WORK REQUIRED:
Write out the material again exactly, please, and omit the pictures.

DATA:
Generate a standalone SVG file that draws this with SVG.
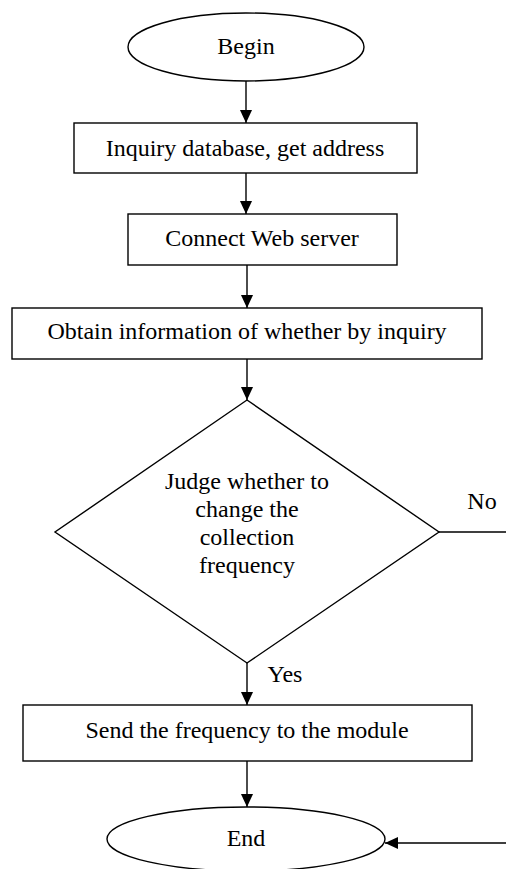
<svg xmlns="http://www.w3.org/2000/svg" width="506" height="869" viewBox="0 0 506 869">
<style>
.s{fill:#fff;stroke:#000;stroke-width:1.4}
.t{font-family:"Liberation Serif","Times New Roman",serif;font-size:24px;fill:#000;text-anchor:middle}
.c{fill:none;stroke:#000;stroke-width:1.4}
</style>
<defs>
<marker id="a" markerWidth="13" markerHeight="14" refX="14" refY="6.5" orient="auto" markerUnits="userSpaceOnUse" viewBox="0 0 14 13">
<path d="M0,0 L14,6.5 L0,13 Z" fill="#000"/>
</marker>
</defs>
<rect width="506" height="869" fill="#fff"/>
<g id="begin"><ellipse class="s" cx="246" cy="47" rx="118" ry="34"/><text class="t" x="246" y="54">Begin</text></g>
<g id="inquiry"><rect class="s" x="74" y="123" width="343" height="50"/><text class="t" x="245" y="156">Inquiry database, get address</text></g>
<g id="connect"><rect class="s" x="128" y="214" width="269" height="51"/><text class="t" x="262" y="246">Connect Web server</text></g>
<g id="obtain"><rect class="s" x="12" y="308" width="470" height="51"/><text class="t" x="247" y="339">Obtain information of whether by inquiry</text></g>
<g id="judge"><polygon class="s" points="247,400 439,532 247,663 55,532"/>
<text class="t" x="247" y="489">Judge whether to</text>
<text class="t" x="247" y="517">change the</text>
<text class="t" x="247" y="545">collection</text>
<text class="t" x="247" y="573">frequency</text></g>
<g id="send"><rect class="s" x="23" y="705" width="449" height="56"/><text class="t" x="247" y="738">Send the frequency to the module</text></g>
<g id="end"><ellipse class="s" cx="246" cy="839" rx="139" ry="32"/><text class="t" x="246" y="846">End</text></g>
<g id="connectors">
<line class="c" x1="246" y1="81" x2="246" y2="123" marker-end="url(#a)"/>
<line class="c" x1="246" y1="173" x2="246" y2="214" marker-end="url(#a)"/>
<line class="c" x1="247" y1="265" x2="247" y2="308" marker-end="url(#a)"/>
<line class="c" x1="247" y1="359" x2="247" y2="400" marker-end="url(#a)"/>
<line class="c" x1="247" y1="663" x2="247" y2="705" marker-end="url(#a)"/>
<line class="c" x1="247" y1="761" x2="247" y2="807" marker-end="url(#a)"/>
<path class="c" d="M439,532 H520 V843 H385" marker-end="url(#a)"/>
<text class="t" x="482" y="509">No</text>
<text class="t" x="285" y="682">Yes</text>
</g>
</svg>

CORRECT RESULT:
Generate a standalone SVG file that draws this with SVG.
<svg xmlns="http://www.w3.org/2000/svg" width="506" height="869" viewBox="0 0 506 869">
<style>
.s{fill:#fff;stroke:#000;stroke-width:1.4}
.t{font-family:"Liberation Serif","Times New Roman",serif;font-size:24px;fill:#000;text-anchor:middle}
.c{fill:none;stroke:#000;stroke-width:1.4}
</style>
<defs>
<marker id="a" markerWidth="13" markerHeight="14" refX="14" refY="6.5" orient="auto" markerUnits="userSpaceOnUse" viewBox="0 0 14 13">
<path d="M0,0 L14,6.5 L0,13 Z" fill="#000"/>
</marker>
</defs>
<rect width="506" height="869" fill="#fff"/>
<g id="begin"><ellipse class="s" cx="246" cy="47" rx="118" ry="34"/><text class="t" x="246" y="54">Begin</text></g>
<g id="inquiry"><rect class="s" x="74" y="123" width="343" height="50"/><text class="t" x="245" y="156">Inquiry database, get address</text></g>
<g id="connect"><rect class="s" x="128" y="214" width="269" height="51"/><text class="t" x="262" y="246">Connect Web server</text></g>
<g id="obtain"><rect class="s" x="12" y="308" width="470" height="51"/><text class="t" x="247" y="339">Obtain information of whether by inquiry</text></g>
<g id="judge"><polygon class="s" points="247,400 439,532 247,663 55,532"/>
<text class="t" x="247" y="489">Judge whether to</text>
<text class="t" x="247" y="517">change the</text>
<text class="t" x="247" y="545">collection</text>
<text class="t" x="247" y="573">frequency</text></g>
<g id="send"><rect class="s" x="23" y="705" width="449" height="56"/><text class="t" x="247" y="738">Send the frequency to the module</text></g>
<g id="end"><ellipse class="s" cx="246" cy="839" rx="139" ry="32"/><text class="t" x="246" y="846">End</text></g>
<g id="connectors">
<line class="c" x1="246" y1="81" x2="246" y2="123" marker-end="url(#a)"/>
<line class="c" x1="246" y1="173" x2="246" y2="214" marker-end="url(#a)"/>
<line class="c" x1="247" y1="265" x2="247" y2="308" marker-end="url(#a)"/>
<line class="c" x1="247" y1="359" x2="247" y2="400" marker-end="url(#a)"/>
<line class="c" x1="247" y1="663" x2="247" y2="705" marker-end="url(#a)"/>
<line class="c" x1="247" y1="761" x2="247" y2="807" marker-end="url(#a)"/>
<path class="c" d="M439,532 H520 V843 H385" marker-end="url(#a)"/>
<text class="t" x="482" y="509">No</text>
<text class="t" x="285" y="682">Yes</text>
</g>
</svg>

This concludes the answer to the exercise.